ASI To Start Excavation At Purana Qila Again, To Find Link To Mahabharata
The Archaeological Survey of India (ASI) is set to begin excavation at Delhi’s Purana Quila just a year after the previous expedition at the 16th-century fort had ended.
The objective of the latest excavation is obscure and an ASI official told ThePrint that the purpose was to “carry forward research from the previous excavation”, the purpose of which included finding a link between the Purana Quila and the epic of Mahabharata.
This assumed association with the mythical city of Indraprastha — the capital of the Pandavas and the Kauravas — from the Mahabharata, and the Purana Qila has long attracted the ASI.
The previous expedition, which ended in the first few months of 2018, was led by archaeologist Vasant Swarnkar, who had failed to establish the site’s association with the Mahabharata.
The plan to re-excavate is scheduled to begin within a month-and-a-half, led by superintendent archaeologist B R Singh, who will be retiring in two or three months.
The fact that the archaeologist leading the new excavation is a different one and set to retire much before the project is likely to be completed, has left insiders bewildered.
“Normally, the previous leadership carries the excavation forward, since they are familiar with the terrain,” another senior ASI member told ThePrint, adding that an excavation of this kind would require a commitment of at least six months to a year.
However, in this case, V.N. Prabhakar, the director of ASI’s Institute of Archaeology, Exploration & Excavation, will oversee the project along with B R Singh.
B.B. Lal, the first archaeologist to excavate the fort, was also the first to link his findings of the culture with the Mahabharata. ‘Deposits of the culture’ were first discovered in the fort between 1969 and 1973, when Lal dug the fort for the second time.
The linkage between the land under Purana Qila and the Mahabharat has been made by the discovery of Painted Grey Ware (PGW) deposits that date back to the pre-Mauryan era of the Iron Age.
Lal first discovered the deposits in Hastinapura, located in Meerut, in 1951, and estimated the culture fell between the 1000-500 BCE bracket.
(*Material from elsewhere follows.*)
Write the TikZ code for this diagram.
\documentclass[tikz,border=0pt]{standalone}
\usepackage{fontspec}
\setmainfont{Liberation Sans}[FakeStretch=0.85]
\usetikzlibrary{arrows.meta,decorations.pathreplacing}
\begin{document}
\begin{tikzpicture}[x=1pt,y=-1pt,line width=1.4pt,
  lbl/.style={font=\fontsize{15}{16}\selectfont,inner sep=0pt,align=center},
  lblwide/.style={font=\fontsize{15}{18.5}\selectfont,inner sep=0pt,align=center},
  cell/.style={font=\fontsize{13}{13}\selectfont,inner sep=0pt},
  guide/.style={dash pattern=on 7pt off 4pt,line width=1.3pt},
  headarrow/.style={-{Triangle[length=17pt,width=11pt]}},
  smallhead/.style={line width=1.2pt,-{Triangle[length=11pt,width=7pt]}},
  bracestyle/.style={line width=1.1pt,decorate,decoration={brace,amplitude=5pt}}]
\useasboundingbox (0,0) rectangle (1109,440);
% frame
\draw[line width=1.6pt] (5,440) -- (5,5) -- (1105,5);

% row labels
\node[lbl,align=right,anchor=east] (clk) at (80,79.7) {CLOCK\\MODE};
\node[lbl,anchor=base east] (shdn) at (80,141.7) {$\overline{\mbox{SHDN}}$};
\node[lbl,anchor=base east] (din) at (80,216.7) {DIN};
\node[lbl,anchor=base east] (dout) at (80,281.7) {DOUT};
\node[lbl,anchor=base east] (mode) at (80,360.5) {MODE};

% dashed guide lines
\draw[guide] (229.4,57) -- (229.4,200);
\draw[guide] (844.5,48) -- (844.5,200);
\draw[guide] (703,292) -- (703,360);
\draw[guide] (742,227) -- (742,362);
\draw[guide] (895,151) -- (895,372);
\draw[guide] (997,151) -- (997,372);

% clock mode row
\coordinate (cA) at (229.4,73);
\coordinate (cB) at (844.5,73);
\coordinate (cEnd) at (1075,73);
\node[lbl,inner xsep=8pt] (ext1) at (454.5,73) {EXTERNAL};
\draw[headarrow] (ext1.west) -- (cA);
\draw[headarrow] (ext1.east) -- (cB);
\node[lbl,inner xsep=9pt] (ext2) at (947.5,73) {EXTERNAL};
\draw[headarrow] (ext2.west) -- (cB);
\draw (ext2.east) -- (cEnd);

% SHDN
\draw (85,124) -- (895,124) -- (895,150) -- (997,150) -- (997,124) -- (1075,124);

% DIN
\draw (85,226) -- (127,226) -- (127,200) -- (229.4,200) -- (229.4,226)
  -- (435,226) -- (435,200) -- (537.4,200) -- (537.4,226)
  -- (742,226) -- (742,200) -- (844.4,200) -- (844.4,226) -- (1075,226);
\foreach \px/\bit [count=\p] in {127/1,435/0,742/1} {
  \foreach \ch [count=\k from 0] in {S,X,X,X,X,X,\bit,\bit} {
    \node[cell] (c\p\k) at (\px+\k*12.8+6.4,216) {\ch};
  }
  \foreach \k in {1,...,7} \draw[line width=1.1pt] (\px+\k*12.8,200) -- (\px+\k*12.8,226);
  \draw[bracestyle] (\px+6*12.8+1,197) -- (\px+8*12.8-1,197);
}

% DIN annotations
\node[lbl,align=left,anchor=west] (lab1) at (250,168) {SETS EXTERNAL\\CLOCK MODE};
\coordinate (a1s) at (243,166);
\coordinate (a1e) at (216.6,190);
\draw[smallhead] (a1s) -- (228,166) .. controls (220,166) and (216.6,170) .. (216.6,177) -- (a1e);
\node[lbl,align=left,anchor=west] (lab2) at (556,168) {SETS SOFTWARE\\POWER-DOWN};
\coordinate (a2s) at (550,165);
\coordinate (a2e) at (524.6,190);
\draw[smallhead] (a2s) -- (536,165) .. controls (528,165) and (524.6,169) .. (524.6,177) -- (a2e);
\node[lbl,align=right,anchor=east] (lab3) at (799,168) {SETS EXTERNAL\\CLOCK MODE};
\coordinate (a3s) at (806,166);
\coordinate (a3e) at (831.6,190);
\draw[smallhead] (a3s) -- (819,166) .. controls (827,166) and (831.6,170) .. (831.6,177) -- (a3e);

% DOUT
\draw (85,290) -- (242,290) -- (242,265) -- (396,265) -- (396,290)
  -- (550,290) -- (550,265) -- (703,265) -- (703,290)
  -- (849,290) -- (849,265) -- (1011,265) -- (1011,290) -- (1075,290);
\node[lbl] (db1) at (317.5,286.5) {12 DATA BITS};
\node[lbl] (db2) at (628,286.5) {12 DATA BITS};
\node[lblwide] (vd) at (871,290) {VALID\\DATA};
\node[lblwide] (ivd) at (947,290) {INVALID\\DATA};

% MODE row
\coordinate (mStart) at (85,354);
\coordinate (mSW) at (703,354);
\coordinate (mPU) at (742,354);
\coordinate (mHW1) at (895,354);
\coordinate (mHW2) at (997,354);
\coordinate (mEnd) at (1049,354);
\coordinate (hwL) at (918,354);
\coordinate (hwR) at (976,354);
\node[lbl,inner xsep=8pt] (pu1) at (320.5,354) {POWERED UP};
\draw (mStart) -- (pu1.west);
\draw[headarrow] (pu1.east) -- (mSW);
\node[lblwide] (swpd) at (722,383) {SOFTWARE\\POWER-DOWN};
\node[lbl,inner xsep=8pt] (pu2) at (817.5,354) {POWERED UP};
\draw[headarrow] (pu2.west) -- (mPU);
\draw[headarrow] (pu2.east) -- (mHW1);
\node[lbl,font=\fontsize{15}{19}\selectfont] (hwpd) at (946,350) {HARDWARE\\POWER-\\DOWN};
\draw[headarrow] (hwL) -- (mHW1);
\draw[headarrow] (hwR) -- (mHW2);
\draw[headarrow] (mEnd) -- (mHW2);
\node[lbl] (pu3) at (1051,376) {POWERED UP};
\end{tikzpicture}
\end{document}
Determined to unearth the legendary city of Indraprastha, Lal excavated the fort in 1954 and 1955, and found traces of the deposit in 1973.
Even though PGW deposits were commonly found at the lowest level among sites mentioned in the Mahabharata, archaeologists have never been able to find it in a stratified form, which could confirm the association between the two.
“If a stratified layer is found, it would establish an association between the site and the period of the Mahabharata. The possibility that the fort lies on the ruins of Indraprastha becomes more plausible,” said a retired ASI member.